++++ AVAILABLE DATA

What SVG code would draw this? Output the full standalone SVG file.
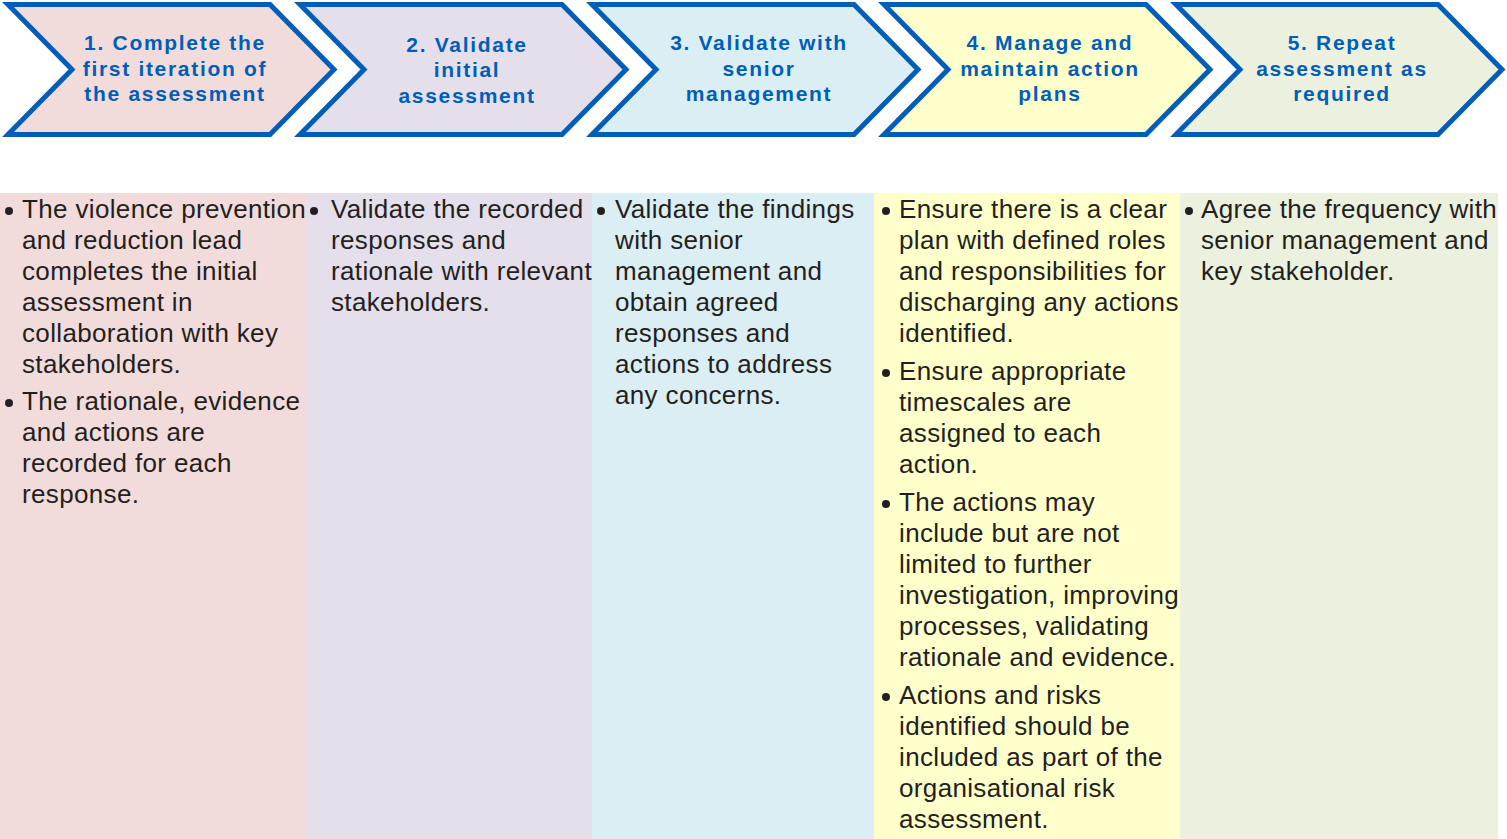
<svg xmlns="http://www.w3.org/2000/svg" width="1507" height="839" viewBox="0 0 1507 839">
<style>
.chev{stroke:#005EB8;stroke-width:5;stroke-linejoin:miter}
.ht{font-family:"Liberation Sans",Arial,sans-serif;font-weight:bold;font-size:21px;fill:#005EB8;text-anchor:middle;letter-spacing:1.7px}
.bt{font-family:"Liberation Sans",Arial,sans-serif;font-size:26px;fill:#231F20;letter-spacing:0.35px}
.bul{fill:#231F20}
</style>
<rect width="1507" height="839" fill="#FFFFFF"/>
<g id="columns">
<rect x="0" y="193" width="308" height="646" fill="#F2DCDB"/>
<rect x="308" y="193" width="284" height="646" fill="#E5DFEC"/>
<rect x="592" y="193" width="282" height="646" fill="#DBEEF3"/>
<rect x="874" y="193" width="306" height="646" fill="#FFFFCC"/>
<rect x="1180" y="193" width="318" height="646" fill="#EBF1DE"/>
</g>
<g id="step1">
<path class="chev" fill="#F2DCDB" d="M8,4.5 H270 L334,69.5 L270,134.5 H8 L72,69.5 Z"/>
<text class="ht" x="175" y="50">1. Complete the</text>
<text class="ht" x="175" y="76">first iteration of</text>
<text class="ht" x="175" y="101">the assessment</text>
</g>
<g id="step2">
<path class="chev" fill="#E5DFEC" d="M300,4.5 H562 L626,69.5 L562,134.5 H300 L364,69.5 Z"/>
<text class="ht" x="467" y="52">2. Validate</text>
<text class="ht" x="467" y="77">initial</text>
<text class="ht" x="467" y="103">assessment</text>
</g>
<g id="step3">
<path class="chev" fill="#DBEEF3" d="M592,4.5 H854 L918,69.5 L854,134.5 H592 L656,69.5 Z"/>
<text class="ht" x="759" y="50">3. Validate with</text>
<text class="ht" x="759" y="76">senior</text>
<text class="ht" x="759" y="101">management</text>
</g>
<g id="step4">
<path class="chev" fill="#FFFFCC" d="M884,4.5 H1146 L1210,69.5 L1146,134.5 H884 L948,69.5 Z"/>
<text class="ht" x="1050" y="50">4. Manage and</text>
<text class="ht" x="1050" y="76">maintain action</text>
<text class="ht" x="1050" y="101">plans</text>
</g>
<g id="step5">
<path class="chev" fill="#EBF1DE" d="M1176,4.5 H1438 L1502,69.5 L1438,134.5 H1176 L1240,69.5 Z"/>
<text class="ht" x="1342" y="50">5. Repeat</text>
<text class="ht" x="1342" y="76">assessment as</text>
<text class="ht" x="1342" y="101">required</text>
</g>
<g id="col1-text">
<circle class="bul" cx="9" cy="211" r="4"/>
<text class="bt" x="22" y="218">The violence prevention</text>
<text class="bt" x="22" y="249">and reduction lead</text>
<text class="bt" x="22" y="280">completes the initial</text>
<text class="bt" x="22" y="311">assessment in</text>
<text class="bt" x="22" y="342">collaboration with key</text>
<text class="bt" x="22" y="373">stakeholders.</text>
<circle class="bul" cx="9" cy="403" r="4"/>
<text class="bt" x="22" y="410">The rationale, evidence</text>
<text class="bt" x="22" y="441">and actions are</text>
<text class="bt" x="22" y="472">recorded for each</text>
<text class="bt" x="22" y="503">response.</text>
</g>
<g id="col2-text">
<circle class="bul" cx="314" cy="211" r="4"/>
<text class="bt" x="331" y="218">Validate the recorded</text>
<text class="bt" x="331" y="249">responses and</text>
<text class="bt" x="331" y="280">rationale with relevant</text>
<text class="bt" x="331" y="311">stakeholders.</text>
</g>
<g id="col3-text">
<circle class="bul" cx="601" cy="211" r="4"/>
<text class="bt" x="615" y="218">Validate the findings</text>
<text class="bt" x="615" y="249">with senior</text>
<text class="bt" x="615" y="280">management and</text>
<text class="bt" x="615" y="311">obtain agreed</text>
<text class="bt" x="615" y="342">responses and</text>
<text class="bt" x="615" y="373">actions to address</text>
<text class="bt" x="615" y="404">any concerns.</text>
</g>
<g id="col4-text">
<circle class="bul" cx="886" cy="211" r="4"/>
<text class="bt" x="899" y="218">Ensure there is a clear</text>
<text class="bt" x="899" y="249">plan with defined roles</text>
<text class="bt" x="899" y="280">and responsibilities for</text>
<text class="bt" x="899" y="311">discharging any actions</text>
<text class="bt" x="899" y="342">identified.</text>
<circle class="bul" cx="886" cy="373" r="4"/>
<text class="bt" x="899" y="380">Ensure appropriate</text>
<text class="bt" x="899" y="411">timescales are</text>
<text class="bt" x="899" y="442">assigned to each</text>
<text class="bt" x="899" y="473">action.</text>
<circle class="bul" cx="886" cy="504" r="4"/>
<text class="bt" x="899" y="511">The actions may</text>
<text class="bt" x="899" y="542">include but are not</text>
<text class="bt" x="899" y="573">limited to further</text>
<text class="bt" x="899" y="604">investigation, improving</text>
<text class="bt" x="899" y="635">processes, validating</text>
<text class="bt" x="899" y="666">rationale and evidence.</text>
<circle class="bul" cx="886" cy="697" r="4"/>
<text class="bt" x="899" y="704">Actions and risks</text>
<text class="bt" x="899" y="735">identified should be</text>
<text class="bt" x="899" y="766">included as part of the</text>
<text class="bt" x="899" y="797">organisational risk</text>
<text class="bt" x="899" y="828">assessment.</text>
</g>
<g id="col5-text">
<circle class="bul" cx="1189" cy="211" r="4"/>
<text class="bt" x="1201" y="218">Agree the frequency with</text>
<text class="bt" x="1201" y="249">senior management and</text>
<text class="bt" x="1201" y="280">key stakeholder.</text>
</g>
<g id="connectors"/>
</svg>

++++++++

### YOUR GOAL
Quote the full listing above word for word; exclude every picture from the copy.

### REPLY
What SVG code would draw this? Output the full standalone SVG file.
<svg xmlns="http://www.w3.org/2000/svg" width="1507" height="839" viewBox="0 0 1507 839">
<style>
.chev{stroke:#005EB8;stroke-width:5;stroke-linejoin:miter}
.ht{font-family:"Liberation Sans",Arial,sans-serif;font-weight:bold;font-size:21px;fill:#005EB8;text-anchor:middle;letter-spacing:1.7px}
.bt{font-family:"Liberation Sans",Arial,sans-serif;font-size:26px;fill:#231F20;letter-spacing:0.35px}
.bul{fill:#231F20}
</style>
<rect width="1507" height="839" fill="#FFFFFF"/>
<g id="columns">
<rect x="0" y="193" width="308" height="646" fill="#F2DCDB"/>
<rect x="308" y="193" width="284" height="646" fill="#E5DFEC"/>
<rect x="592" y="193" width="282" height="646" fill="#DBEEF3"/>
<rect x="874" y="193" width="306" height="646" fill="#FFFFCC"/>
<rect x="1180" y="193" width="318" height="646" fill="#EBF1DE"/>
</g>
<g id="step1">
<path class="chev" fill="#F2DCDB" d="M8,4.5 H270 L334,69.5 L270,134.5 H8 L72,69.5 Z"/>
<text class="ht" x="175" y="50">1. Complete the</text>
<text class="ht" x="175" y="76">first iteration of</text>
<text class="ht" x="175" y="101">the assessment</text>
</g>
<g id="step2">
<path class="chev" fill="#E5DFEC" d="M300,4.5 H562 L626,69.5 L562,134.5 H300 L364,69.5 Z"/>
<text class="ht" x="467" y="52">2. Validate</text>
<text class="ht" x="467" y="77">initial</text>
<text class="ht" x="467" y="103">assessment</text>
</g>
<g id="step3">
<path class="chev" fill="#DBEEF3" d="M592,4.5 H854 L918,69.5 L854,134.5 H592 L656,69.5 Z"/>
<text class="ht" x="759" y="50">3. Validate with</text>
<text class="ht" x="759" y="76">senior</text>
<text class="ht" x="759" y="101">management</text>
</g>
<g id="step4">
<path class="chev" fill="#FFFFCC" d="M884,4.5 H1146 L1210,69.5 L1146,134.5 H884 L948,69.5 Z"/>
<text class="ht" x="1050" y="50">4. Manage and</text>
<text class="ht" x="1050" y="76">maintain action</text>
<text class="ht" x="1050" y="101">plans</text>
</g>
<g id="step5">
<path class="chev" fill="#EBF1DE" d="M1176,4.5 H1438 L1502,69.5 L1438,134.5 H1176 L1240,69.5 Z"/>
<text class="ht" x="1342" y="50">5. Repeat</text>
<text class="ht" x="1342" y="76">assessment as</text>
<text class="ht" x="1342" y="101">required</text>
</g>
<g id="col1-text">
<circle class="bul" cx="9" cy="211" r="4"/>
<text class="bt" x="22" y="218">The violence prevention</text>
<text class="bt" x="22" y="249">and reduction lead</text>
<text class="bt" x="22" y="280">completes the initial</text>
<text class="bt" x="22" y="311">assessment in</text>
<text class="bt" x="22" y="342">collaboration with key</text>
<text class="bt" x="22" y="373">stakeholders.</text>
<circle class="bul" cx="9" cy="403" r="4"/>
<text class="bt" x="22" y="410">The rationale, evidence</text>
<text class="bt" x="22" y="441">and actions are</text>
<text class="bt" x="22" y="472">recorded for each</text>
<text class="bt" x="22" y="503">response.</text>
</g>
<g id="col2-text">
<circle class="bul" cx="314" cy="211" r="4"/>
<text class="bt" x="331" y="218">Validate the recorded</text>
<text class="bt" x="331" y="249">responses and</text>
<text class="bt" x="331" y="280">rationale with relevant</text>
<text class="bt" x="331" y="311">stakeholders.</text>
</g>
<g id="col3-text">
<circle class="bul" cx="601" cy="211" r="4"/>
<text class="bt" x="615" y="218">Validate the findings</text>
<text class="bt" x="615" y="249">with senior</text>
<text class="bt" x="615" y="280">management and</text>
<text class="bt" x="615" y="311">obtain agreed</text>
<text class="bt" x="615" y="342">responses and</text>
<text class="bt" x="615" y="373">actions to address</text>
<text class="bt" x="615" y="404">any concerns.</text>
</g>
<g id="col4-text">
<circle class="bul" cx="886" cy="211" r="4"/>
<text class="bt" x="899" y="218">Ensure there is a clear</text>
<text class="bt" x="899" y="249">plan with defined roles</text>
<text class="bt" x="899" y="280">and responsibilities for</text>
<text class="bt" x="899" y="311">discharging any actions</text>
<text class="bt" x="899" y="342">identified.</text>
<circle class="bul" cx="886" cy="373" r="4"/>
<text class="bt" x="899" y="380">Ensure appropriate</text>
<text class="bt" x="899" y="411">timescales are</text>
<text class="bt" x="899" y="442">assigned to each</text>
<text class="bt" x="899" y="473">action.</text>
<circle class="bul" cx="886" cy="504" r="4"/>
<text class="bt" x="899" y="511">The actions may</text>
<text class="bt" x="899" y="542">include but are not</text>
<text class="bt" x="899" y="573">limited to further</text>
<text class="bt" x="899" y="604">investigation, improving</text>
<text class="bt" x="899" y="635">processes, validating</text>
<text class="bt" x="899" y="666">rationale and evidence.</text>
<circle class="bul" cx="886" cy="697" r="4"/>
<text class="bt" x="899" y="704">Actions and risks</text>
<text class="bt" x="899" y="735">identified should be</text>
<text class="bt" x="899" y="766">included as part of the</text>
<text class="bt" x="899" y="797">organisational risk</text>
<text class="bt" x="899" y="828">assessment.</text>
</g>
<g id="col5-text">
<circle class="bul" cx="1189" cy="211" r="4"/>
<text class="bt" x="1201" y="218">Agree the frequency with</text>
<text class="bt" x="1201" y="249">senior management and</text>
<text class="bt" x="1201" y="280">key stakeholder.</text>
</g>
<g id="connectors"/>
</svg>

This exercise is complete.